Honorees: Morrison & Foerster, Weil, Gotshal & Manges, Hughes, Hubbard & Reed, Slaughter and May, Pepper Hamilton
MF Global started badly and ended worse. Within two years of its being spun out of the Man Group in 2007, regulators imposed large fines for risk supervision failures, the Commodity Futures Trading Commission levied a $10 million penalty, and analysts whispered about on-going liquidity fears.
Then, in the fall of 2011, having dipped into customers’ funds to stay solvent, MF Global, which had 38,000 customers, £100 billion of notional value, and 3,000 trading positions, collapsed. It was the eighth-largest corporate failure in U.S. history. When it filed for Chapter 11 protection in October 2011, MF Global had operations in the U.S., U.K., Ireland, Switzerland, Singapore, Australia, Hong Kong, Canada, India, Mauritius, Japan, and Taiwan, and winding it down proved that in the 21st century even bankruptcy is a multinational practice.
Much of the work was done by coalitions of law firms. In the U.S., former Federal Bureau of Investigation director Louis J. Freeh was appointed bankruptcy trustee, and Morrison & Foerster was lead counsel. MoFo assembled a multidisciplinary, transatlantic team, which as part of its efforts filed over 100 claims seeking more than $3 billion from MF Global affiliates and subsidiaries. It also undertook an investigation into the collapse, and into potential claims and causes of action, filing a report with the bankruptcy court that attributed blame to actions and failures of former management.
Meanwhile, in London, Weil represented KPMG, the Joint Special Administrators to MF Global. This is the first Special Administration under new U.K. laws introduced to speed bankruptcy proceedings in the wake of the Lehman Brothers failure.

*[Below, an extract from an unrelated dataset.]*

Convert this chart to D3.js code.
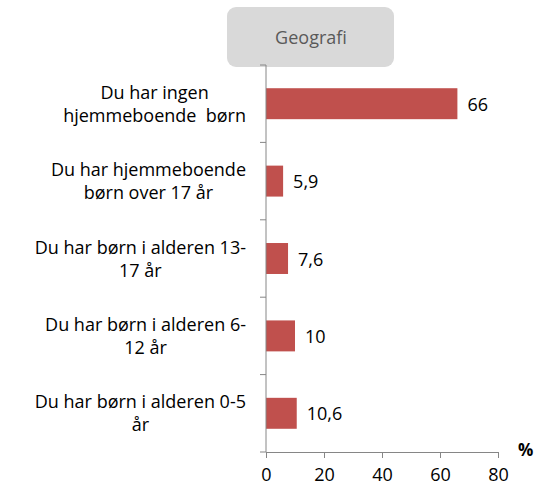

And on both sides of the Atlantic, Hughes, Hubbard & Reed served as the SIPA (Securities Investor Protection Act) trustee, retaining Slaughter & May to handle the British end of the dispute. This was a trilateral effort to find and capture MF Global’s assets and then battle over how much went to customers and other creditors. This was a logistical and equity nightmare—more than 1.6 million open futures and options positions had to be closed spread over 100 exchanges. In the end the parties worked out a $1.4 billion global settlement.